Load Balancing: The Traffic Cop of Distributed Systems

Published on: Feb 14, 2026 | Category: System Design

Load balancing is a core concept in system design, ensuring that no single server bears too much demand. By spreading the work evenly, load balancers improve application responsiveness and increase availability.

What is a Load Balancer?

A Load Balancer sits between clients and servers, accepting incoming network and application traffic and distributing the traffic across multiple backend servers using various algorithms. It acts as the "traffic cop" in front of your servers and routes client requests across all servers capable of fulfilling those requests in a manner that maximizes speed and capacity utilization.

L4 vs. L7 Load Balancing

Layer 4 (Transport Layer): Decisions are based on data from network and transport layer protocols (IP, TCP, FTP, UDP). It doesn't inspect packet contents. Examples: HAProxy (in TCP mode), IPVS.
Layer 7 (Application Layer): Decisions are based on data inside the application message (HTTP headers, URLs, cookies). This allows for smarter routing but is more CPU intensive. Examples: NGINX, HAProxy (in HTTP mode), AWS ALB.

Common Algorithms

1. Round Robin

Requests are distributed across the group of servers sequentially. It works best when servers have similar capabilities.

2. Least Connections

A new request is sent to the server with the fewest current connections to clients.
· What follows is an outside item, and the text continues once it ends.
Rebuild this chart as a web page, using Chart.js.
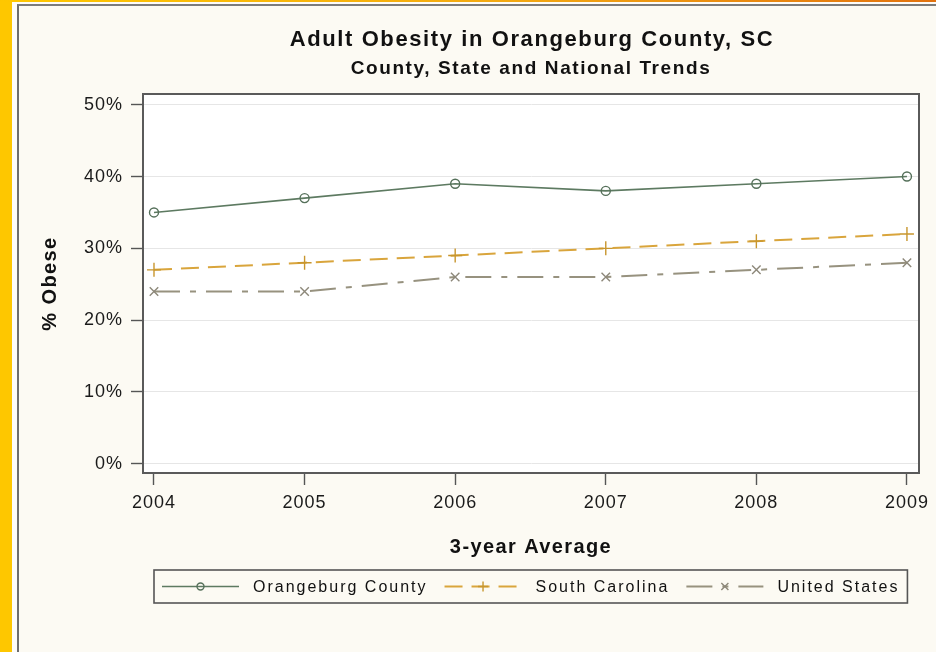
<!DOCTYPE html>
<html>
<head>
<meta charset="utf-8">
<title>Adult Obesity in Orangeburg County, SC</title>
<script src="https://cdn.jsdelivr.net/npm/chart.js@4.4.0/dist/chart.umd.min.js"></script>
<style>
  html, body { margin: 0; padding: 0; width: 936px; height: 652px; overflow: hidden; background: #fcfaf3; }
  #band-left { position: absolute; left: 0; top: 0; width: 12px; height: 652px; background: #fec700; }
  #band-top { position: absolute; left: 0; top: 0; width: 936px; height: 2px;
              background: linear-gradient(to right, #fec700, #f3a812 55%, #e2720e); }
  #sheet { position: absolute; left: 12px; top: 2px; width: 940px; height: 660px; background: #fdfcf9; }
  #panel { position: absolute; left: 17px; top: 4px; width: 940px; height: 660px;
           border-left: 2px solid #6e6e6e; border-top: 2px solid #7c7c7c; background: #fcfaf3; }
  canvas { position: absolute; left: 0; top: 0; }
</style>
</head>
<body>
<div id="band-left"></div>
<div id="band-top"></div>
<div id="sheet"></div>
<div id="panel"></div>
<canvas id="chart" width="936" height="652"></canvas>
<script>
// 3-year average adult obesity rates (%)
const years = [2004, 2005, 2006, 2007, 2008, 2009];
const orangeburg = [35, 37, 39, 38, 39, 40];
const southCarolina = [27, 28, 29, 30, 31, 32];
const unitedStates = [24, 24, 26, 26, 27, 28];
const yTicks = [0, 10, 20, 30, 40, 50];

const seriesNames = ['Orangeburg County', 'South Carolina', 'United States'];
const chartTitle = 'Adult Obesity in Orangeburg County, SC';
const chartSubtitle = 'County, State and National Trends';
const xTitle = '3-year Average';
const yTitle = '% Obese';

const FONT = "'Liberation Sans', Arial, sans-serif";

function toPoints(values) {
  return values.map((v, i) => ({ x: years[i], y: v }));
}

const datasets = [
  {
    label: seriesNames[0],
    data: toPoints(orangeburg),
    borderColor: '#5d7a61',
    borderWidth: 1.6,
    pointStyle: 'circle',
    pointRadius: 4.5,
    pointBorderWidth: 1.4,
    pointBorderColor: '#55705a',
    pointBackgroundColor: 'rgba(255,255,255,0)'
  },
  {
    label: seriesNames[1],
    data: toPoints(southCarolina),
    borderColor: '#d9a53c',
    borderWidth: 2,
    borderDash: [18, 9],
    pointStyle: 'cross',
    pointRadius: 7,
    pointBorderWidth: 1.4,
    pointBorderColor: '#c8962e',
    pointBackgroundColor: 'rgba(255,255,255,0)'
  },
  {
    label: seriesNames[2],
    data: toPoints(unitedStates),
    borderColor: '#97927f',
    borderWidth: 2,
    borderDash: [26, 10, 6, 10],
    pointStyle: 'crossRot',
    pointRadius: 6,
    pointBorderWidth: 1.4,
    pointBorderColor: '#8d887a',
    pointBackgroundColor: 'rgba(255,255,255,0)'
  }
];

datasets.forEach(d => { d.tension = 0; d.fill = false; d.clip = false; });

const decorations = {
  id: 'decorations',
  beforeDraw(chart) {
    const { ctx, chartArea: a } = chart;
    ctx.letterSpacing = '1px';
    ctx.save();
    ctx.fillStyle = '#ffffff';
    ctx.fillRect(a.left, a.top, a.right - a.left, a.bottom - a.top);
    ctx.restore();
  },
  afterDraw(chart) {
    const { ctx, chartArea: a } = chart;
    const cx = (a.left + a.right) / 2;
    ctx.save();

    // plot frame (top and right edges)
    ctx.strokeStyle = '#5a5a5a';
    ctx.lineWidth = 2;
    ctx.setLineDash([]);
    ctx.beginPath();
    ctx.moveTo(a.left, a.top);
    ctx.lineTo(a.right, a.top);
    ctx.lineTo(a.right, a.bottom);
    ctx.stroke();

    // titles
    ctx.fillStyle = '#111111';
    ctx.textAlign = 'center';
    ctx.textBaseline = 'alphabetic';
    ctx.letterSpacing = '1.6px';
    ctx.font = `bold 22px ${FONT}`;
    ctx.fillText(chartTitle, cx + 1, 46);
    ctx.font = `bold 19px ${FONT}`;
    ctx.fillText(chartSubtitle, cx, 74);

    // axis titles
    ctx.letterSpacing = '1.4px';
    ctx.font = `bold 20px ${FONT}`;
    ctx.fillText(xTitle, cx, 553);
    ctx.save();
    ctx.translate(56, (a.top + a.bottom) / 2);
    ctx.rotate(-Math.PI / 2);
    ctx.fillText(yTitle, 0, 0);
    ctx.restore();

    // legend
    ctx.font = `16px ${FONT}`;
    ctx.letterSpacing = '2px';
    const sampleW = 77, gapAfterSample = 14, gapAfterText = 17, pad = 8;
    const textW = chart.data.datasets.map(d => ctx.measureText(d.label).width);
    let total = pad * 2 + chart.data.datasets.length * (sampleW + gapAfterSample) +
                (chart.data.datasets.length - 1) * gapAfterText + textW.reduce((s, w) => s + w, 0);
    const boxL = Math.round(cx - total / 2);
    const boxT = 570, boxH = 33;
    const midY = boxT + boxH / 2;
    ctx.strokeStyle = '#555555';
    ctx.lineWidth = 1.6;
    ctx.strokeRect(boxL, boxT, total, boxH);

    let x = boxL + pad;
    chart.data.datasets.forEach((d, i) => {
      ctx.save();
      ctx.strokeStyle = d.borderColor;
      ctx.lineWidth = d.borderWidth;
      ctx.setLineDash(d.borderDash || []);
      ctx.beginPath();
      ctx.moveTo(x, midY);
      ctx.lineTo(x + sampleW, midY);
      ctx.stroke();
      ctx.setLineDash([]);
      ctx.strokeStyle = d.pointBorderColor;
      ctx.fillStyle = 'rgba(255,255,255,0)';
      ctx.lineWidth = d.pointBorderWidth;
      Chart.helpers.drawPoint(ctx, {
        pointStyle: d.pointStyle,
        radius: d.pointStyle === 'circle' ? 3.5 : 5,
        borderWidth: d.pointBorderWidth,
        rotation: 0
      }, x + sampleW / 2, midY);
      ctx.restore();
      x += sampleW + gapAfterSample;
      ctx.fillStyle = '#111111';
      ctx.textAlign = 'left';
      ctx.textBaseline = 'middle';
      ctx.fillText(d.label, x, midY + 1);
      x += textW[i] + gapAfterText;
    });

    ctx.restore();
  }
};

new Chart(document.getElementById('chart'), {
  type: 'line',
  data: { datasets },
  plugins: [decorations],
  options: {
    responsive: false,
    animation: false,
    devicePixelRatio: 1,
    layout: { padding: { left: 0, top: 94, right: 17, bottom: 0 } },
    plugins: {
      legend: { display: false },
      title: { display: false },
      tooltip: { enabled: false }
    },
    scales: {
      x: {
        type: 'linear',
        min: 2003.927,
        max: 2009.08,
        afterBuildTicks(scale) { scale.ticks = years.map(v => ({ value: v })); },
        afterFit(scale) { scale.height = 179; },
        border: { display: true, color: '#5a5a5a', width: 2 },
        grid: { drawOnChartArea: false, drawTicks: true, tickLength: 12, tickColor: '#555555', tickWidth: 1.4 },
        ticks: {
          padding: 7,
          maxRotation: 0,
          color: '#1a1a1a',
          font: { family: FONT, size: 18 },
          callback: v => String(v)
        }
      },
      y: {
        type: 'linear',
        min: -1.3,
        max: 51.5,
        afterBuildTicks(scale) { scale.ticks = yTicks.map(v => ({ value: v })); },
        afterFit(scale) { scale.width = 143; },
        border: { display: true, color: '#5a5a5a', width: 2 },
        grid: { color: '#e6e6e6', lineWidth: 1, drawTicks: true, tickLength: 12, tickColor: '#555555', tickWidth: 1.4 },
        ticks: {
          padding: 8,
          color: '#1a1a1a',
          font: { family: FONT, size: 18 },
          callback: v => v + '%'
        }
      }
    }
  }
});
</script>
</body>
</html>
Useful when requests have varying processing times.

3. IP Hash

The IP address of the client is used to determine which server receives the request. This ensures a client is always directed to the same server (Session Stickiness).

4. Consistent Hashing

Crucial for distributed caching. It minimizes reorganization of the mapping when nodes are added or removed.

Interactive Visualization

Below is a simulation of a Load Balancer distributing requests to backend servers. You can adjust the algorithm to see how it affects distribution.

Health Checks

A load balancer should only route traffic to "healthy" servers. It regularly checks the health of backend servers by attempting to connect or sending a specific request. If a server fails the check, it is removed from the pool until it recovers.

Conclusion

Choosing the right load balancing strategy is critical for building scalable, reliable systems. While Round Robin is a great starting point, production systems often require more sophisticated approaches like Least Connections or resource-based routing.